Dozens of angry protesters banged on the hearse as it was taken in for the ceremony, holding up a banner read "Priebke Hangman" and singing the Italian partisan song "Bella Ciao".

"Take him to the landfill!" one man shouted, as around 20 police in riot gear held the crowd back from entering the gates behind the hearse.

A priest from the Society of St Pius X had to be protected by police as he tried to enter the seminary after being shoved by the protesters.

"There will be a mass in Latin behind closed doors. Only for close friends and family," Priebke's lawyer Paolo Giachini told reporters.

"This is a moment of mourning and has nothing to do with politics. We have done our best to respect the feelings of his critics," Giachini said.
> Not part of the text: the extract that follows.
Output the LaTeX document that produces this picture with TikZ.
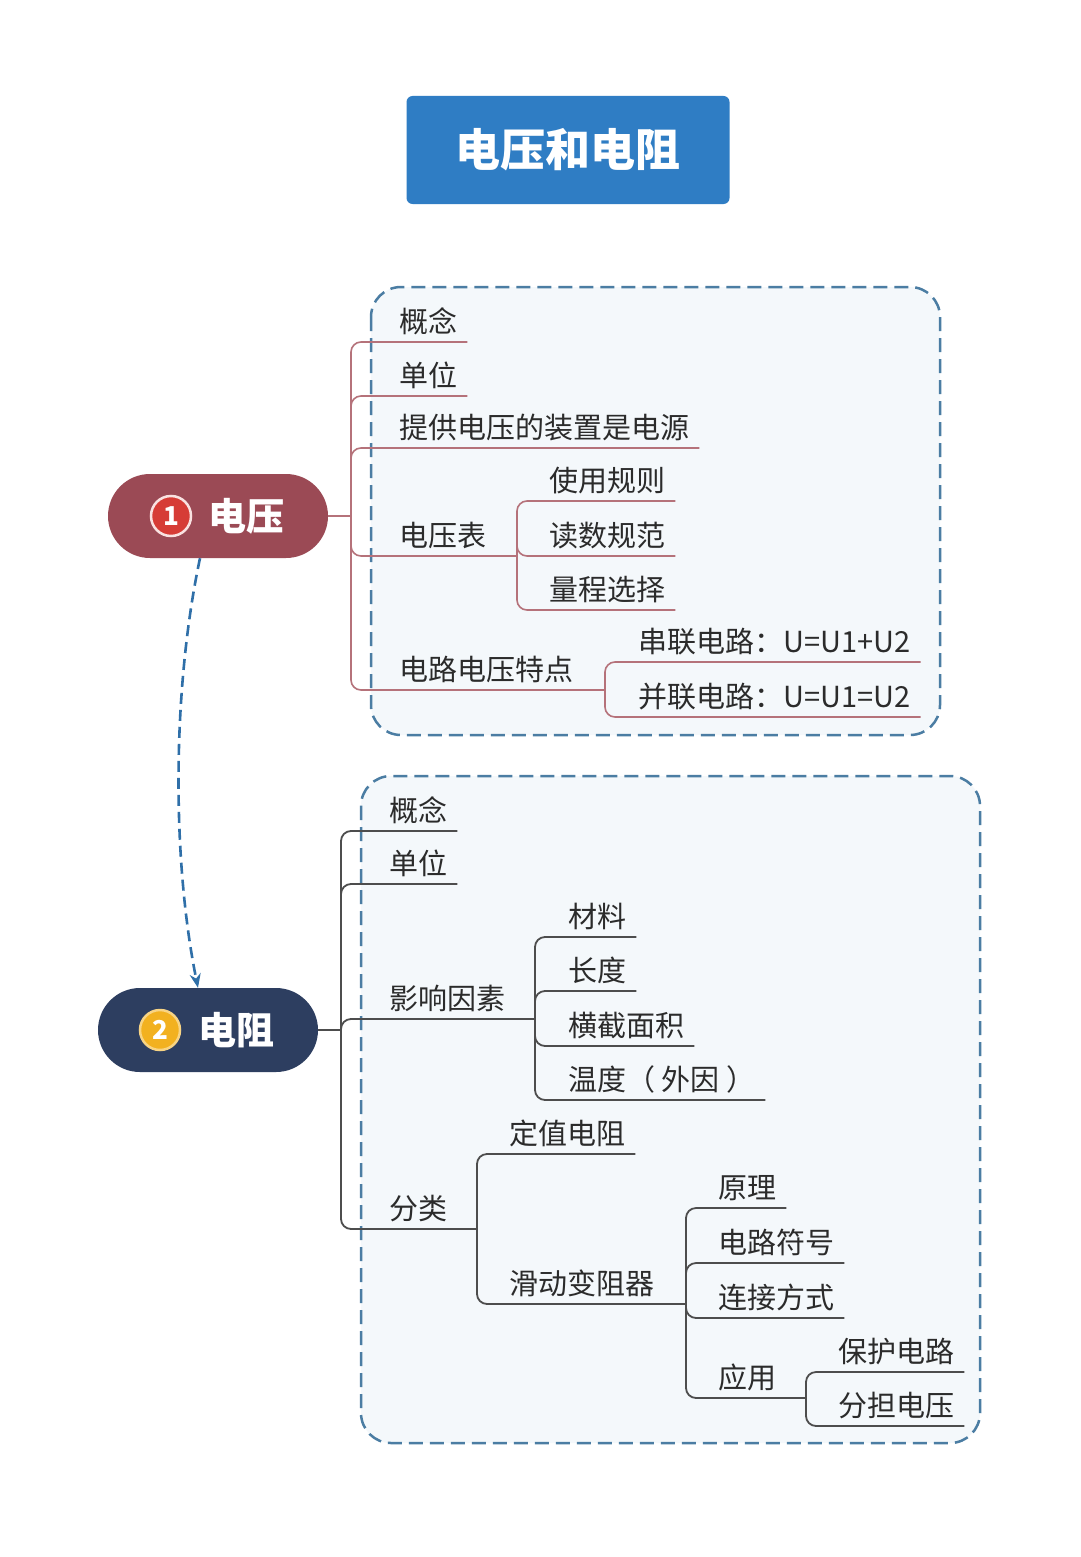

But Albano's mayor, Nicola Marini, from the leftist Democratic Party, said he was "shocked" and issued a last-minute decree banning the body from being transported through the small town.

"We have a tradition of resistance here. This really hurts us," he said.

Marini's decree was however immediately struck down by Rome's prefecture, which is responsible for public order in and around the Italian capital.

Priebke died last week aged 100 while living under house arrest in Rome for a 1944 massacre of 335 people, including 75 Jews, at the Ardeatine caves outside the city.

The Holocaust denier was unrepentant to the end.

There is still no confirmation of where Priebke could be buried or whether he could be cremated, amid fears that a burial site could become a rallying point for extremist far-right groups.

Argentina, where Priebke lived for nearly 50 years before being extradited to Italy and where he wanted to be buried, has refused to take the body.

The Vatican also issued an unprecedented ban on celebrating the funeral in any Catholic church in Rome, although it said that a priest could officiate a private ceremony at home.

Jewish groups and relatives of the massacre victims have said the body should be cremated and the ashes scattered to erase his memory forever.

The Society of St Pius X is a Catholic conservative group that broke off from the Vatican in 1970 over opposition to reforms and is often accused of far-right and anti-Semitic leanings.

A British bishop who used to belong to the Society, Richard Williamson, has been convicted in Germany in absentia for being a Holocaust denier.

Priebke escaped from a British POW camp in Italy immediately after World War II and was supplied with Vatican travel documents by a Nazi-sympathizing Catholic bishop.

He lived in Argentina, before being placed under house arrest in 1994 following a news report on him. Priebke was extradited to Italy in 1996.

He was sentenced to life in prison in 1998 for his role in the bloodbath at the Ardeatine caves.

Because of his age and ill-health he was allowed to serve out his life sentence at home.

Far-right sympathizers earlier this week were prevented by police from laying flowers outside the house where he died. But a scrawl reading "Honour to Priebke" next to a black swastika symbol appeared on a wall nearby.